I aware GPU-to-CPU interconnection could cause performance issues. Let’s see if the latest solution solves the problem now.

[1] mentioned:

From what you can see, GPU uses PCI-e 3.0 connection for a decade. With the recent upgrade to NVLink 2.0 (differences of NVLink 2.0 v.s. PCI-e 3.0 see (a)) and GPU-CPU interconnect bandwidth v.s. CPU access main memory is more closer. (Comparing to Xeon access main memory, 63 GiB/s v.s. 81 GiB/s for sequential access, and 2.8 GiB/s v.s. 2.7 GiB/s for random access).

Even though accessing main memory from GPU has high latency (434 ns v.s. 68 ns), but if we can “batch” GPU to CPU memory access, it won’t slow down the compute too much.

Second, how to effectively access CPU memory from GPU

Since GPU has less memory on the board, we cannot cache too much data in GPU memory, so we still need to access CPU memory frequently.

Previously, accessing CPU memory from GPU is challenging. There’re many different approaches listed by [1]

Previously, accessing a large volume of CPU memory from GPU needs to “pin” the memory in CPU first, then copy from GPU. The latest “coherence” approach can directly allow GPU access to CPU memory. Which is proven to be the best performer [1]:

But is it easy to get the best performance result?

[1] uses a non-partitioning hash join program to do the benchmark test. To get the best result, it has to very carefully allocate from CPU which is closest to GPU (CPU has multiple sockets to Memory, which has different latencies to GPU), as mentioned in the paper:

My understanding of the implementation of the paper [1] looks like this:

If carefully allocation of memory (across NUMA zones) is required to get a meaningful performance boost (over CPU), it is less practical in real life: When running workloads on the public cloud, it is typically in a multi-tenant environment.

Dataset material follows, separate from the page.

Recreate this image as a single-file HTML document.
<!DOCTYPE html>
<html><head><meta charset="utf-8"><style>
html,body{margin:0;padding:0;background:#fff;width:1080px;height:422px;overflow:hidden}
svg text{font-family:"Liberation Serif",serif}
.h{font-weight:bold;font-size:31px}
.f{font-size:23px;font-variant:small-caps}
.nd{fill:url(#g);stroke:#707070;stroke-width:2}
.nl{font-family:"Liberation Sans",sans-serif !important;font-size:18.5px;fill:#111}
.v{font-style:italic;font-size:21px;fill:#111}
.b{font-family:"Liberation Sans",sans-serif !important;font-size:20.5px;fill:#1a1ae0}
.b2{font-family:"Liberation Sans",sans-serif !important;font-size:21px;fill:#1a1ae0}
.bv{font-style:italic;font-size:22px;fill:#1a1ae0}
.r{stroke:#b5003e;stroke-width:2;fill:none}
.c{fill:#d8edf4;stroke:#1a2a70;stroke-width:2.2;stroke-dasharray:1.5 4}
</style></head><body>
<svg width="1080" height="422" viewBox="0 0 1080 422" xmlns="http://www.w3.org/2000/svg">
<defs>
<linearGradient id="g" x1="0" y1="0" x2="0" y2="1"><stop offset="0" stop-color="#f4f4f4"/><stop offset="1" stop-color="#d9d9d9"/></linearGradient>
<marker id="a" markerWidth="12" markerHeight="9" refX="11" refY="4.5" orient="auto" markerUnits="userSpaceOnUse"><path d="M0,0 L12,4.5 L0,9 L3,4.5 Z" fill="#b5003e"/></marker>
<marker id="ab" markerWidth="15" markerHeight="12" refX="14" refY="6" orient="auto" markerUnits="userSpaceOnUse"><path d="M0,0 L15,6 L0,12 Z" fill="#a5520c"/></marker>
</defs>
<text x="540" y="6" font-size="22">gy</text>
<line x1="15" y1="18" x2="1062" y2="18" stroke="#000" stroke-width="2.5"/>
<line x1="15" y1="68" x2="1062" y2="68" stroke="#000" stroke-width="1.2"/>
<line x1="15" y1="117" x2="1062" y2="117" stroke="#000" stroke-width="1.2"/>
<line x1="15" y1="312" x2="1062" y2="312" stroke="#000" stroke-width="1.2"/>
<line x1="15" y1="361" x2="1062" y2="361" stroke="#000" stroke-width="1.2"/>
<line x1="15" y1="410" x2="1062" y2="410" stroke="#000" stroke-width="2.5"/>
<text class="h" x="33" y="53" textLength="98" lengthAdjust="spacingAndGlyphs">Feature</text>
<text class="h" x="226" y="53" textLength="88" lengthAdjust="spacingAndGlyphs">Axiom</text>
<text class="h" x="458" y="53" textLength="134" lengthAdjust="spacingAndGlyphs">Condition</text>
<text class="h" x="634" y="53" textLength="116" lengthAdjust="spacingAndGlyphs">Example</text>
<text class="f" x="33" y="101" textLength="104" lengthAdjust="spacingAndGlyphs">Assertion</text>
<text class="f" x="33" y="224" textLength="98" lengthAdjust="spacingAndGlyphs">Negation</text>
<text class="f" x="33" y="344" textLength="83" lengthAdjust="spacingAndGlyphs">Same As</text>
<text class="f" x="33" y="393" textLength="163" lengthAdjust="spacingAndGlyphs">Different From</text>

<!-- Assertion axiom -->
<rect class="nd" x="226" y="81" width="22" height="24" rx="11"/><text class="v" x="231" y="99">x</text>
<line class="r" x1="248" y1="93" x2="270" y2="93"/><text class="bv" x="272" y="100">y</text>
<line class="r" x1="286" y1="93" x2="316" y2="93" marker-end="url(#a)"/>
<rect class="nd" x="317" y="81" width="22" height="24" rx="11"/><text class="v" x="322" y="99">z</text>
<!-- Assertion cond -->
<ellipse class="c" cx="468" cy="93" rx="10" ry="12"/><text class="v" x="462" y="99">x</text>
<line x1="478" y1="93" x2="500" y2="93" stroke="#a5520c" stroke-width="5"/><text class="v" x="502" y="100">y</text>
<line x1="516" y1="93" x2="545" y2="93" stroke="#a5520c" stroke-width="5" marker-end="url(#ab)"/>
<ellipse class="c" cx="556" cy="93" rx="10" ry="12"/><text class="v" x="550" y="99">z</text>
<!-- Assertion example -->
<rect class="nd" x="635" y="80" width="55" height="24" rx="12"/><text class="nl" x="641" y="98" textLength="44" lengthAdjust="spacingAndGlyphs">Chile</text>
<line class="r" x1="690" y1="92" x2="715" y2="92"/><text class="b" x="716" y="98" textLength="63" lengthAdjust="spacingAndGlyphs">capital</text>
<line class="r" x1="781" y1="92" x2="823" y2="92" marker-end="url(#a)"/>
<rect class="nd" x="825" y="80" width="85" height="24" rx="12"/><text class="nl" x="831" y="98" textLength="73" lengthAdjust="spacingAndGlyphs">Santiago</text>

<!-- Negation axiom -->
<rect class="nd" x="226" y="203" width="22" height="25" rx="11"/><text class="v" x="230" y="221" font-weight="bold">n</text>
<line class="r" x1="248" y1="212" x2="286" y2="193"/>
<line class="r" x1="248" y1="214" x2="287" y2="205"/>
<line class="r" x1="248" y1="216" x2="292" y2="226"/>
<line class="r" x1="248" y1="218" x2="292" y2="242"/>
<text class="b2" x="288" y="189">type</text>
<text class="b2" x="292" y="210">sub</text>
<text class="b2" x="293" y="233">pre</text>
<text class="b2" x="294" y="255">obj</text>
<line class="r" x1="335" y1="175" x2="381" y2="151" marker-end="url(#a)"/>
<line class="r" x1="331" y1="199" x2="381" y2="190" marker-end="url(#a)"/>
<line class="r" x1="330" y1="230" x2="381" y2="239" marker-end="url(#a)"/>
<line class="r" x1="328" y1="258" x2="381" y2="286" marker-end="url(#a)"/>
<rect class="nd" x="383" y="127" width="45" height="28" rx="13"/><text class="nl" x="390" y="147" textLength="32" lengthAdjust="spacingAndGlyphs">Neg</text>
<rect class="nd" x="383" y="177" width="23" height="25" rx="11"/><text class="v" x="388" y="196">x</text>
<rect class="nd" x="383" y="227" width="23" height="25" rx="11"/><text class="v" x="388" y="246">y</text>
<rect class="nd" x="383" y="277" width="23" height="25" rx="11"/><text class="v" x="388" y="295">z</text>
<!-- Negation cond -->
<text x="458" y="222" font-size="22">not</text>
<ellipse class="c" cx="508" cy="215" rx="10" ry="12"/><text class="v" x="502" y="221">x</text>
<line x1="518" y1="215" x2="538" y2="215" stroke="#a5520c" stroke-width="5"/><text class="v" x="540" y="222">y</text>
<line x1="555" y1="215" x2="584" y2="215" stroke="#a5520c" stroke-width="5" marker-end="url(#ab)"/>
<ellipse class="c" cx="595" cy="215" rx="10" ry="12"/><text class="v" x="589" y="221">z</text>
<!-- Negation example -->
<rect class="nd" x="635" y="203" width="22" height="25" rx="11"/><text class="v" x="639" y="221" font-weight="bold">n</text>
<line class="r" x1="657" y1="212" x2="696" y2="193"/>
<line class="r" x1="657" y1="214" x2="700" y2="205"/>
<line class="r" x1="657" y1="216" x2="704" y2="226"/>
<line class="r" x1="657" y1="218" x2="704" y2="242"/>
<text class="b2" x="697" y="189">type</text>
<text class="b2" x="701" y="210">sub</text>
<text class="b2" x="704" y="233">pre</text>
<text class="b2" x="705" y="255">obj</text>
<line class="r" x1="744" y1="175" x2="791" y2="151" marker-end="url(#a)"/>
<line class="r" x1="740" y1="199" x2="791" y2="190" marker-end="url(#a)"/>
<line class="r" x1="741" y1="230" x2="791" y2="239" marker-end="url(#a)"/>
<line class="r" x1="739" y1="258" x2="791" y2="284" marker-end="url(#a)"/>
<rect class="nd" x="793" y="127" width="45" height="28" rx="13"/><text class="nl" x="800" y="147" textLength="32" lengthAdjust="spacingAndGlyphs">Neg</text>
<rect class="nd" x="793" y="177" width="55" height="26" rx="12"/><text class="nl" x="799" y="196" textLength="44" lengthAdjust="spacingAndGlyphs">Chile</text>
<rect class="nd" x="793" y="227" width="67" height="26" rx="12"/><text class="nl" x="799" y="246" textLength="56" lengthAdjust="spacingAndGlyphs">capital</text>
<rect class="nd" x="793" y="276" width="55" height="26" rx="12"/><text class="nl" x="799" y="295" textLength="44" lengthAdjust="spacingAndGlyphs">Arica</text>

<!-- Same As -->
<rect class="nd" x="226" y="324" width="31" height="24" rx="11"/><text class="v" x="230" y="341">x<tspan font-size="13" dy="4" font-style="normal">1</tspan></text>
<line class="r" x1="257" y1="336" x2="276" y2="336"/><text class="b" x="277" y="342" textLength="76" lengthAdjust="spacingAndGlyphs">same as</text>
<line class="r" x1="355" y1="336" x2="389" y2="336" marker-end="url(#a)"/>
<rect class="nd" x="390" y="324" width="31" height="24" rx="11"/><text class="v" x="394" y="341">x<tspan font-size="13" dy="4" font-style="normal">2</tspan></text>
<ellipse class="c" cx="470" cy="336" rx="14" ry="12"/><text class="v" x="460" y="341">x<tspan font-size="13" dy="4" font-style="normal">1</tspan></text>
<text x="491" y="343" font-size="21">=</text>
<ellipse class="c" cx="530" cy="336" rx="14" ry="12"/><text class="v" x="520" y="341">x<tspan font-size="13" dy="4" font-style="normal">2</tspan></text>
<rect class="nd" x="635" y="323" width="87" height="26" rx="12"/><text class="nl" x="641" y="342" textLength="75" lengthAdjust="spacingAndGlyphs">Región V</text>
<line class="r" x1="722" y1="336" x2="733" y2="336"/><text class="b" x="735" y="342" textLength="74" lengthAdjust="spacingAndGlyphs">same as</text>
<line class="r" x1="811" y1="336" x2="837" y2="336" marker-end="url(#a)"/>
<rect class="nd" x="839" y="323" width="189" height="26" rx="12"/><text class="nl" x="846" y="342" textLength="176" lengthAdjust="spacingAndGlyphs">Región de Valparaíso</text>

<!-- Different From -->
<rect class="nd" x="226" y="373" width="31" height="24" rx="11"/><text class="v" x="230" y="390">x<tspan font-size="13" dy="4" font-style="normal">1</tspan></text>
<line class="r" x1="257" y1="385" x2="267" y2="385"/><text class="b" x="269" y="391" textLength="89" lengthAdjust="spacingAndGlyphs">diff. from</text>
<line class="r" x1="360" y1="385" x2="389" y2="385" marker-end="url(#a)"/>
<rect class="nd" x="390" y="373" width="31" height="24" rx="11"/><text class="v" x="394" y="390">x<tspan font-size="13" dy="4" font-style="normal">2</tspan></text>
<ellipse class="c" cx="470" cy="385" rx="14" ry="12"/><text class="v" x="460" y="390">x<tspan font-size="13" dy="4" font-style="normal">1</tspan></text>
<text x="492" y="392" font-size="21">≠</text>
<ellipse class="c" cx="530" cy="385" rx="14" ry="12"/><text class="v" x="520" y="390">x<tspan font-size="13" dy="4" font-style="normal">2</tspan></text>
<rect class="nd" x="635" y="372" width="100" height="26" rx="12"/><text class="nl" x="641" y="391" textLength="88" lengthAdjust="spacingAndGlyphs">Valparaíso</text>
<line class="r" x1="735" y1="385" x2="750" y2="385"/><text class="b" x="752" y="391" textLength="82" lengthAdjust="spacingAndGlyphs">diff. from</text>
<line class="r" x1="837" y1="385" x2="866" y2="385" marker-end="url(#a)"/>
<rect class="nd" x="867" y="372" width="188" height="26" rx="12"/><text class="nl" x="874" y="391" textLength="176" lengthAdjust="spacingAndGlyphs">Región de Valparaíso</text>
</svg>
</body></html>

Cloud VMs share physical hosts, applications running to process big data are sharing the same set of resources provided by VM. Resource management platforms like YARN or K8s provided support for NUMA zones. (See YARN-5764, and https://kubernetes.io/docs/tasks/administer-cluster/topology-manager/). But making the resource management system aware of GPU-to-CPU memory affinity requires more work.

When GPU do random memory access, performance degrades even further: The same graph in [1] showed

Even with NVLink 2.0, Random access throughput is only 4.4% of Sequential access (2.8 GiB/s v.s. 63 GiB/s).

If an application cannot guarantee access to consecutive memory spaces, the performance will be awful. It’s better to let CPUs handle such computation rather than GPU.

Third, how hard for users to leverage GPU to speed up big data applications?

If users have to learn and write CUDA programming language to leverage GPU, the adoption will be very slow. The good news is, computation frameworks like Spark hid complexities internally so users can easily try if it works or not without changing their program.

[2] Mentioned RAPIDs library integration, a part of Spark computation (which is supported by SPARK-24615, SPARK-27396, etc.), can be scheduled to GPU when GPU is available. Users don’t need to understand complexities behind the scene:

Importantly, [2] mentioned if it is a silver bullet (I like this slide a lot):

So if GPU can help increase performance (or not), it depends on

a. If there’s any bottleneck hit (Disk, Network, bandwidth, etc.)

b. If data is suitably for GPU processing, which means:

Not too big, which larger than GPU memory.
Not too small, because of high latency for GPU to read from main memory and GPU memory, processing small data in GPU won’t worth it.
Suitable for GPU computation (Vectorizable).

My takeaways

GPU is good to speed up a good amount of workloads.
But it is still too early to claim GPU is suitable for general big data applications now.
With framework support (like Spark) and cloud IaaS. It is easy for users to try and see if a particular workload can run faster or not.
Over time, more and more applications can use GPU to speed up.